Monday, September 12, 2005

Where I Was When the World Stopped Turning


I was on Capitol Hill during the 9/11 attacks three years ago. Shortly afterwards, I wrote down my recollections. They were included in the 9/11 Digital Archive, by the Center for History and New Media / American Social History Project & housed now at the Library of Congress.

Here's the story as I told it three years and submitted it in 2002:


I lived four blocks from the Capitol in Southeast at the time. I was supposed to meet a photog for a news conference in the Rayburn Office Building at 10:00, so I was taking my time getting dressed when I heard Charlie and Diane say a small plane had hit the WTC. I remembered the attack in 1993 and expected the worst.

I was glued to the set, seeing the second plane hit live. It was only in the frame for a few seconds, but it seems a thousand thoughts went through my mind. I remember trying to rationalize what I was seeing: maybe it's the police or fire department eyeballing the fire, maybe it's a plane on approach that looks closer because of the telephoto lens. Then the fireball.
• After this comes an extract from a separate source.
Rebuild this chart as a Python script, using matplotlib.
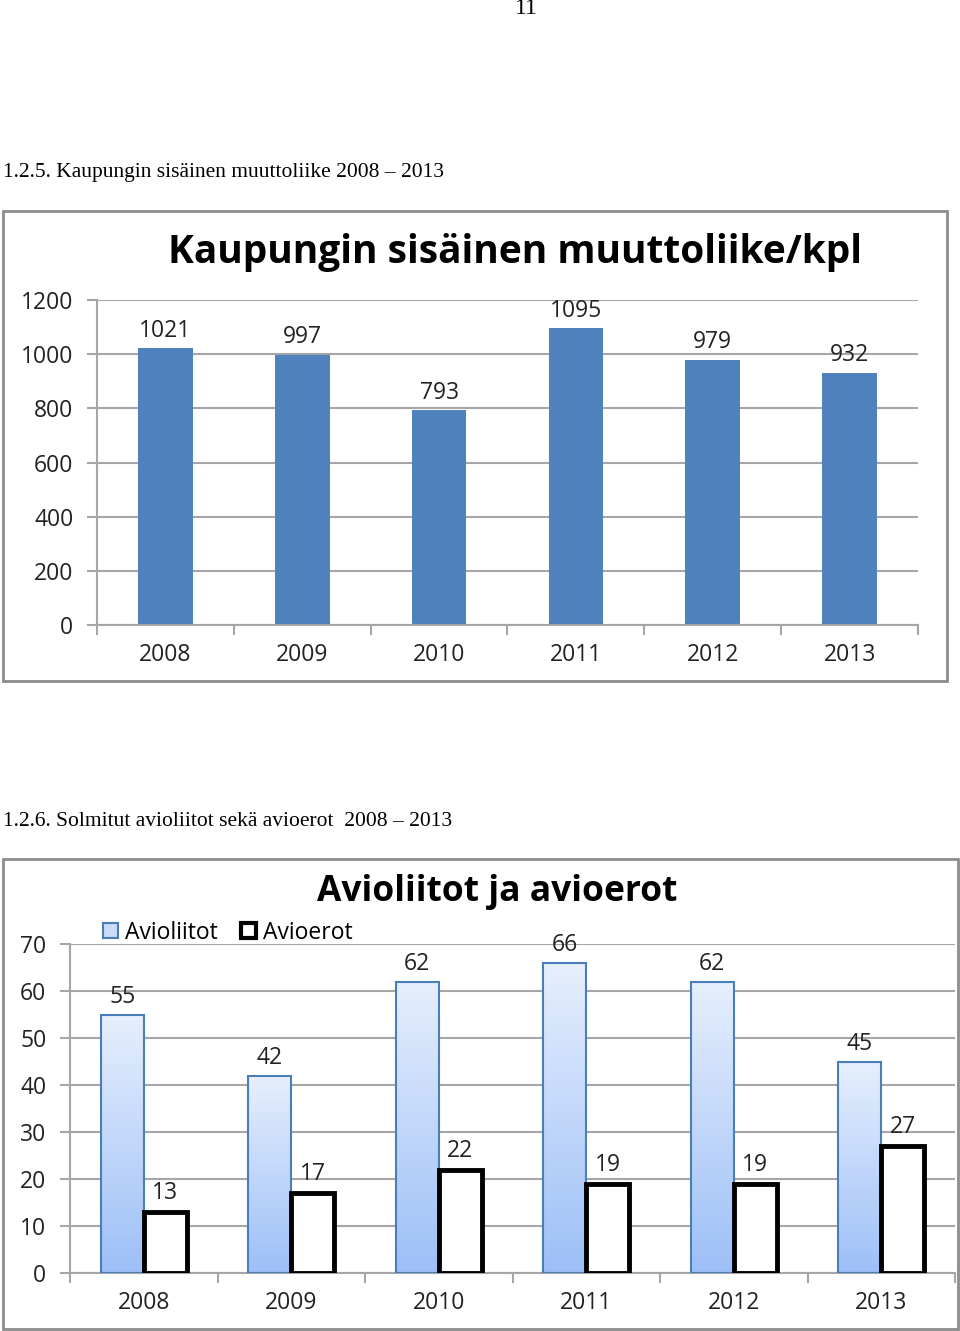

I was late getting out of the house. It was a perfect late summer day in DC. I thought how terrible that something like this had to happen on such a beautiful day. I used my cell phone to check with the desk. They wanted me to send the photog I was meeting out with a producer to get reaction from the New York delegation after the news conference.

The sidewalks were crowded with young, Congressional staffers walking in, getting off the Metro, getting to work late. They'd obviously been watching, too. The same look of disbelief was all over the place.

I remember the jet engines overhead. They were there all the time, on the approach to National. Living there, you just shut them out. Couldn't help but hear them that morning.

I took a shortcut through the southeastern entrance of Longworth and into the tunnels connecting the buildings in the Capitol complex. It was probably only a couple of minutes before Flight 77 hit the Pentagon.

The desk couldn't reach me in the tunnels. The photog was out of touch coming up from the Rayburn parking garage. They got hold of us outside the news conference. But they were still confused about where to send us. They told us to standby. Big mistake. Within minutes the cell phone network in DC collapsed under the weight of all the calls.

Military officers – lots of one- and two-stars – poured out of hearing rooms. They walked briskly down the halls. They looked like the guys to follow. My photog and I came out in the ‘horseshoe,’ a notch cut into the north side of Rayburn with a semi-circular driveway. An army captain in camo fatigues was standing beside a Humvee, trying to get his cell phone to work.

We walked around the corner and say the thick, black smoke rising from the Pentagon.
Unable to raise the desk, we decided the photog would head towards the Capitol and get whatever video he could. I’d try to find a landline and find out where the desk wanted us. I headed back to the apartment. The sidewalks were crowded again. I have never seen so many cell phones. I counted. Only one-in-three people were actually able to talk to someone.

I got through from the apartment. I was called back to the bureau. The photog was to back up our regular photog at the White House. All I had to do was find him. I grabbed a bottle of water and a pair of cheap Wal-Mart walkie talkies that I figured might come in handy and headed back out the door.

Back outside, I heard more jet engines. I was looking for the planes. While in the apartment, I never heard the sonic boom. F-16s from the North Dakota National Guard, flying out of Langley AFB in Virginia, had dropped out of war speed and taken up station over the city. At the moment, I was walking toward one of the biggest, and most recognizable targets in town. I relaxed a lot when I caught a glimpse of the familiar Falcon shape loitering up there.

Capitol Police were well into evacuating the grounds when I got half way up the hill. I arrived behind the House Office Buildings just as they decided to move the perimeter across the street. Most of the cops were busy moving the barricades. People were trying to cross the street. One Capitol Police officer, directing the crowd looked over and we made eye contact for a second. I’d never seen him before, but he glanced down at my hill credentials. He looked around, as if making sure no one was watching, then motioned me with a slight head gesture toward the Capitol – completely forbidden. I stepped off the curb, and he turned his back. Plausible deniability – everyone in this town is hip to the act.

I walked past a few people, staffers mostly, at least one Capitol cop, straight up the hill. No one stopped me, yelled at me, or asked me where I was going. I made it across Constitution, and onto the Capitol grounds.

It was amazing. Except for the jets overhead, absolutely quiet – no voices, no other manmade sounds. There was no one else around that I could see. Even before 9/11, some one was always there. You were never out of eyesight or earshot of security, even on a holiday weekend at midnight.

I stood there for what seemed like a good half-minute trying to figure out what to do next. No camera, all I’d have is an eyewitness account if anything happened. But it was an incredible, unrepeatable experience.

A Capitol Police officer called out to me from behind, I crossed the street, headed down the hill. I found my photog at the barricades, told him our assignments, and we went to work.